Having dinner before 8 or 9 is kinda like the “early bird special” in places that have a large retirement community in the US.

All this translates into very quiet mornings for sleeping in.

Which works for us, mostly. Except when “we have stuff to do” and want to get going.

I have been told, repeatedly, by people here that:

The American way is to make a list of things you want to do today and check them off as you go

The Egyptian way is to have a list of things you need to do, and a time at which you will quit for the day. When that times comes, you’re done. The rest can happen Bukra. (Bukra is egyptian arabic for “tomorrow”. It has the same meaning as “manana“. It doesn’t really mean tomorrow, it just means “not today“)

It’s gonna take some getting used to…

Categories
Out and about Photographs

TGIT

Since the weekend in this part of the world is Friday and Saturday, Thursday night is the “yea! it’s the end of the week” night. (Well at least for western-style employees.
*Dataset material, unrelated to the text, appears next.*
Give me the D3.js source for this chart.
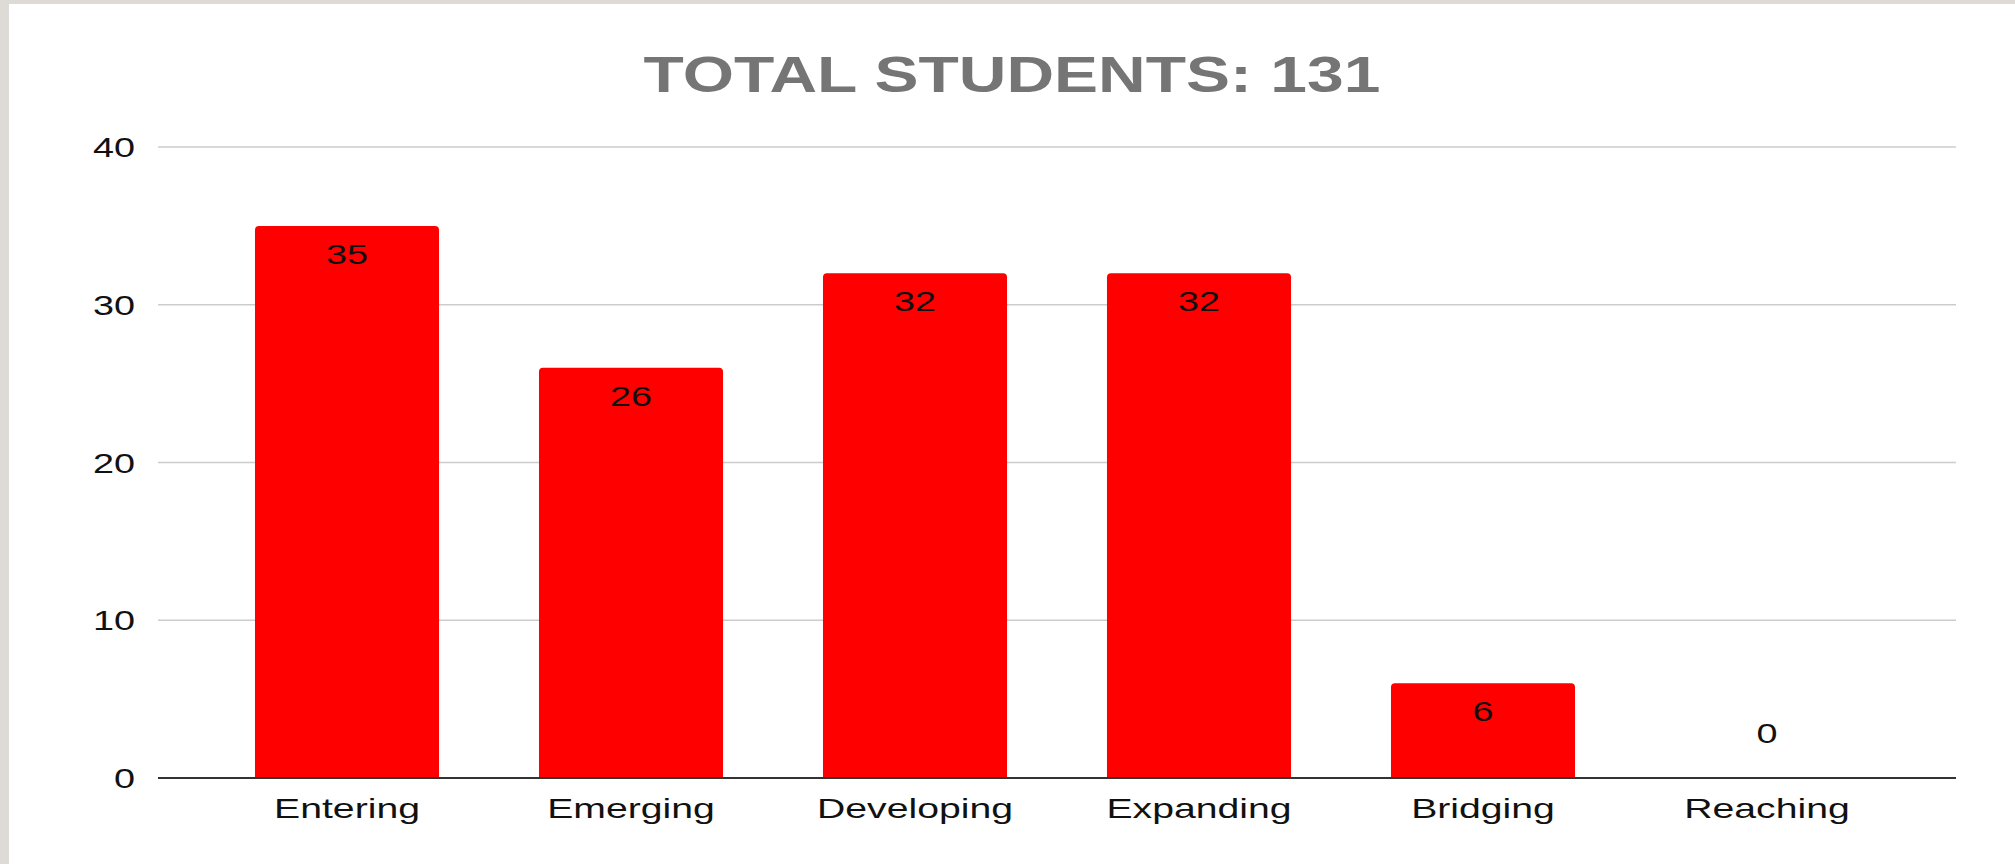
<!DOCTYPE html>
<html>
<head>
<meta charset="utf-8">
<script src="https://cdn.jsdelivr.net/npm/d3@7"></script>
<style>
  body { margin: 0; background: #fff; }
</style>
</head>
<body>
<div id="chart-div"></div>
<script>
var categories = ["Entering", "Emerging", "Developing", "Expanding", "Bridging", "Reaching"]
var students = [35, 26, 32, 32, 6, 0]
var yTicks = [0, 10, 20, 30, 40]
var titleText = "TOTAL STUDENTS: 131"

const svgWidth = 2015
const svgHeight = 864
var plotLeft = 158
var plotRight = 1956
var plotTop = 147
var plotBottom = 778
var fontFam = "'Liberation Sans', Arial, Helvetica, sans-serif"
var stretch = 1.4   // labels in the picture are drawn wide

var svg = d3.select("#chart-div")
    .append("svg")
    .attr("width", svgWidth)
    .attr("height", svgHeight)

// grey frame on left and top
svg.append("rect").attr("x", 0).attr("y", 0).attr("width", svgWidth).attr("height", svgHeight).style("fill", "#dedbd6")
svg.append("rect").attr("x", 9).attr("y", 4).attr("width", svgWidth - 9).attr("height", svgHeight - 4).style("fill", "#ffffff")

var xScale = d3.scaleBand()
    .domain(categories)
    .range([plotLeft, plotRight])
    .paddingInner(0.352)
    .paddingOuter(0.3415)

var yScale = d3.scaleLinear()
    .domain([0, 40])
    .range([plotBottom, plotTop])

// gridlines
svg.append("g")
    .selectAll("line")
    .data(yTicks.filter(d => d > 0))
    .enter()
    .append("line")
    .attr("x1", plotLeft)
    .attr("x2", plotRight)
    .attr("y1", d => yScale(d))
    .attr("y2", d => yScale(d))
    .style("stroke", "#cccccc")
    .style("stroke-width", "1.5px")

// y tick labels
svg.append("g")
    .selectAll("text")
    .data(yTicks)
    .enter()
    .append("text")
    .attr("transform", d => "translate(135," + (yScale(d) + 10) + ") scale(" + stretch + ",1)")
    .attr("text-anchor", "end")
    .style("font-family", fontFam)
    .style("font-size", "27px")
    .style("fill", "#111")
    .text(d => d)

function barPath(d) {
    var x0 = xScale(d.cat)
    var w = xScale.bandwidth()
    var y0 = yScale(d.val)
    var y1 = yScale(0)
    var r = Math.min(4, y1 - y0)
    if (y1 - y0 <= 0) return ""
    return "M" + x0 + "," + y1 +
        "V" + (y0 + r) +
        "Q" + x0 + "," + y0 + " " + (x0 + r) + "," + y0 +
        "H" + (x0 + w - r) +
        "Q" + (x0 + w) + "," + y0 + " " + (x0 + w) + "," + (y0 + r) +
        "V" + y1 + "Z"
}

var barData = categories.map((c, i) => ({cat: c, val: students[i]}))

svg.append("g")
    .selectAll("path")
    .data(barData)
    .enter()
    .append("path")
    .attr("d", barPath)
    .style("fill", "#ff0000")

// data labels
svg.append("g")
    .selectAll("text")
    .data(barData)
    .enter()
    .append("text")
    .attr("transform", d => {
        var cx = xScale(d.cat) + xScale.bandwidth() / 2
        var ty = d.val > 0 ? yScale(d.val) + 38 : yScale(0) - 35
        return "translate(" + cx + "," + ty + ") scale(" + stretch + ",1)"
    })
    .attr("text-anchor", "middle")
    .style("font-family", fontFam)
    .style("font-size", "27px")
    .style("fill", "#111")
    .text(d => d.val)

// x axis line
svg.append("line")
    .attr("x1", plotLeft)
    .attr("x2", plotRight)
    .attr("y1", yScale(0))
    .attr("y2", yScale(0))
    .style("stroke", "#333333")
    .style("stroke-width", "2px")

// category labels
svg.append("g")
    .selectAll("text")
    .data(categories)
    .enter()
    .append("text")
    .attr("transform", d => "translate(" + (xScale(d) + xScale.bandwidth() / 2) + ",818) scale(" + stretch + ",1)")
    .attr("text-anchor", "middle")
    .style("font-family", fontFam)
    .style("font-size", "28px")
    .style("fill", "#111")
    .text(d => d)

// title
svg.append("text")
    .attr("transform", "translate(1012,92) scale(1.32,1)")
    .attr("text-anchor", "middle")
    .style("font-family", fontFam)
    .style("font-size", "50px")
    .style("font-weight", "bold")
    .style("fill", "#757575")
    .text(titleText)
</script>
</body>
</html>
Most egyptians work 6 days a week, with their day off either Friday, is they are Muslim, or Sunday if they are Christian)

Anyway, one of the faculty members organizes a moving TGIT(Thank God It’s Thursday!) happy hour.

Last night was the first of the semester. It was at the roof top bar at the Nile Hilton.

It was a gorgeous sunset.
sunset
From the rooftop you can see the pyramids. I did not bother taking a photo, because they would be practically undetectable because of the haze. They might be visible if I had the big camera with the UV and polarizing filter, but I doubt it.

It was a lovely couple of hours sitting high above the Nile, looking out at the Cairo Tower (shown in the photo above) and The Citadel, and down on all the felucca’s and floating restaurants and pleasure craft on the nile. There is a nice breeze up there that nicely moderates the heat.

The beer is overpriced and really not that good, but it is worth the trip for a sunset every now and then.